Pintura del canadiense Rob Gonsalves.

Pintura del canadiense Rob Gonsalves.

La clase es un lugar físico, no siempre cómodo y confortable, pero en lo posible limpio y adecuado a las necesidades educativas de reunirse para compartir saberes y experiencias. En este primer sentido, la clase se emparenta con el escenario de un teatro o la sala de cine. Advirtamos que, en cuanto espacio preparado para una función específica, la clase demanda ciertos comportamientos y normatividades: no cualquiera puede entrar a ella y, dentro de ella, hay que atender a determinadas prácticas que pueden convertirse en genuinos rituales.

Pero la clase es también un “no lugar” en donde confluyen expectativas no cumplidas, deseos subterráneos, conflictos de una determinada edad, angustias y esperanzas de aquellos que se consideran estudiantes. Este otro sentido de la clase, tan cercano a lo que algunos estudiosos han llamado el currículo oculto, también habita o gravita en el lugar físico. La clase, desde esta mirada, puede ser sentida como “pesada”, aburrida”, “innecesaria”, “cansona” al sopesarla o aquilatarla con ese otro fluir de los jóvenes en el que parece más necesaria la aventura, el estar en movimiento o el experimentar la vida que comienza. Esta fractura es inevitable. Entre otras cosas porque el estar en clase riñe muchas veces con una verdadera vocación o porque en la edad de las diásporas no siempre es fácil aceptar el sedentarismo.

Por supuesto, existen docentes capaces de involucrar o percatarse de ese no ambiente en su salón de clase. Maestros con apropiadas estrategias didácticas para volver  interesante o al menos entretenido ese espacio físico de las cuatro paredes. Educadores que no dejan por fuera las angustias, los sueños, los conflictos, las frustraciones, los miedos de sus estudiantes. A veces logran cabalmente su cometido y, otras, los no lugares de los estudiantes se quedan como sombras o brumas informes afuera de la clase. No siempre es fácil que confluyan; no siempre es conveniente; no siempre puede saberse con certeza que hemos logrado apropiarlas o delinear su figura.
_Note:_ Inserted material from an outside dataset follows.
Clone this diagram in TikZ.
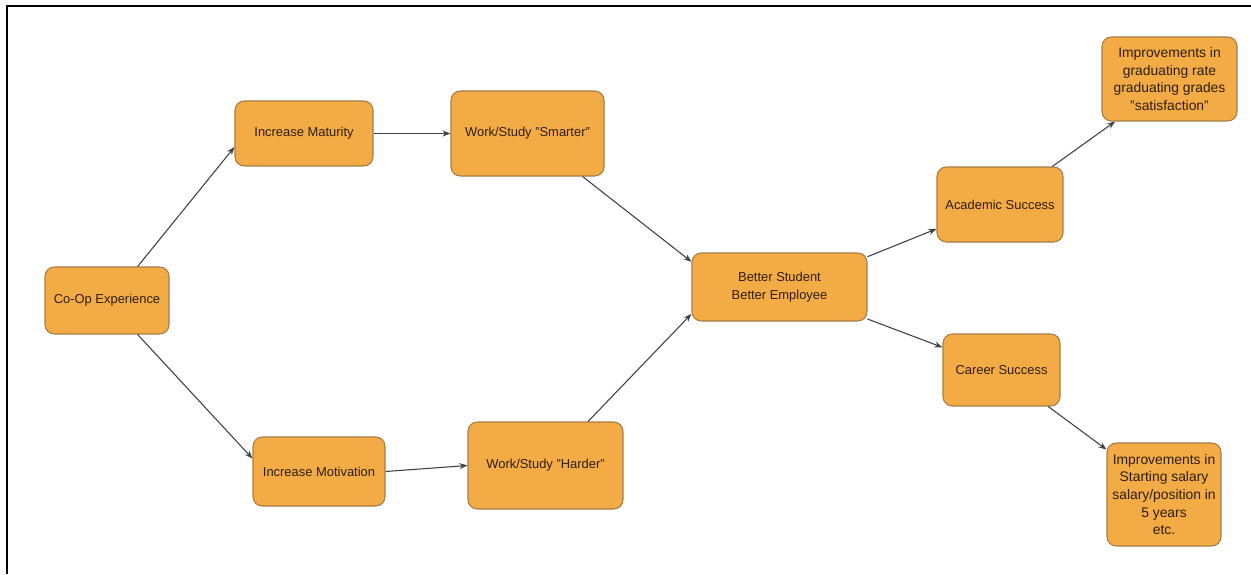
\documentclass[tikz,border=0pt]{standalone}
\usepackage{fontspec}
\setmainfont{Liberation Sans}
\usetikzlibrary{arrows.meta}
\definecolor{boxfill}{HTML}{F2AB45}
\definecolor{boxline}{HTML}{A87C44}
\definecolor{boxtext}{HTML}{2E1F0E}
\definecolor{arrowc}{HTML}{3F4046}
\tikzset{
  box/.style={draw=boxline, line width=0.8pt, fill=boxfill, rounded corners=7pt,
    text=boxtext, align=center, inner sep=0pt,
    font=\fontsize{9.7}{13}\selectfont},
  bigtext/.style={font=\fontsize{10.4}{13.2}\selectfont},
  conn/.style={draw=arrowc, line width=0.8pt, -{Stealth[length=6pt,width=4.5pt]}},
  frame/.style={line width=1.5pt, draw=black}
}
\begin{document}
\begin{tikzpicture}[x=0.75pt,y=-0.75pt]
\useasboundingbox (0,0) rectangle (1251,574);
\coordinate (fa) at (7,574);
\coordinate (fb) at (7,6);
\coordinate (fc) at (1251,6);
\draw[frame] (fa) -- (fb) -- (fc);

\node[box, minimum width=124*0.75pt, minimum height=67*0.75pt] (coop) at (107,300.5) {Co-Op Experience};
\node[box, minimum width=138*0.75pt, minimum height=65*0.75pt] (mat) at (304,133.5) {Increase Maturity};
\node[box, minimum width=153*0.75pt, minimum height=85*0.75pt] (smart) at (527.5,133.5) {Work/Study "Smarter"};
\node[box, minimum width=132*0.75pt, minimum height=69*0.75pt] (mot) at (319,471.5) {Increase Motivation};
\node[box, minimum width=155*0.75pt, minimum height=87*0.75pt] (hard) at (545.5,465.5) {Work/Study "Harder"};
\node[box, minimum width=175*0.75pt, minimum height=68*0.75pt] (better) at (779.5,287) {Better Student\\Better Employee};
\node[box, minimum width=126*0.75pt, minimum height=75*0.75pt] (acad) at (1000,204.5) {Academic Success};
\node[box, minimum width=117*0.75pt, minimum height=72*0.75pt] (career) at (1001.5,370) {Career Success};
\node[box, bigtext, minimum width=135*0.75pt, minimum height=84*0.75pt] (imp1) at (1169.5,79) {Improvements in\\graduating rate\\graduating grades\\"satisfaction"};
\node[box, bigtext, minimum width=114*0.75pt, minimum height=103*0.75pt] (imp2) at (1164,494.5) {Improvements in\\Starting salary\\salary/position in\\5 years\\etc.};

\draw[conn] (coop.48) -- (mat.191);
\draw[conn] (coop.-48) -- (mot.169);
\draw[conn] (mat.east) -- (smart.west);
\draw[conn] (mot.east) -- (hard.west);
\draw[conn] (smart.-38) -- (better.164);
\draw[conn] (hard.46) -- (better.197);
\draw[conn] (better.19) -- (acad.201);
\draw[conn] (better.-20) -- (career.159);
\draw[conn] (acad.36) -- (imp1.218);
\draw[conn] (career.-38) -- (imp2.142);
\end{tikzpicture}
\end{document}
Si tenemos en mente a Roland Barthes, cuando hablaba del seminario, lo más interesante de la clase, es el “ir a ella”. En esa acción de camino, de tránsito, puede entreverse un escenario esencialmente educativo o formativo. Decimos, en esa misma perspectiva, que vamos al cine o vamos de paseo. Ese ir subraya una intención, una voluntad y un propósito. Quizá nuestros estudiantes no han acabado de entender las implicaciones de tal encaminarse, o de pronto nos ha faltado tacto a las instituciones educativas para enseñarles lo esencial de tal acción. A lo mejor hemos dejado el ir a clase como ocupar un sitio en un lugar físico, dejando de lado “los no lugares” que también acompañan a nuestros estudiantes.

Es posible también que los docentes hayamos banalizado este acto y nos quedamos con la mera cáscara de la asistencia de nuestros estudiantes. Especialmente cuando las resonancias de lo virtual parecen desdibujar los espacios físicos. Sin embargo, así sea en la fría mole de un edificio o en el confortable espacio de nuestro cuarto, el ir a clase demanda entrar en una zona o una dimensión diferente a las cotidianas. Implica disponerse o adentrarse en el espacio del aprendizaje. O, si se prefiere, conlleva a que nuestros estudiantes reconozcan y asuman las particularidades del territorio educativo. Una tierra que sigue siendo, a pesar del tiempo, zona sagrada.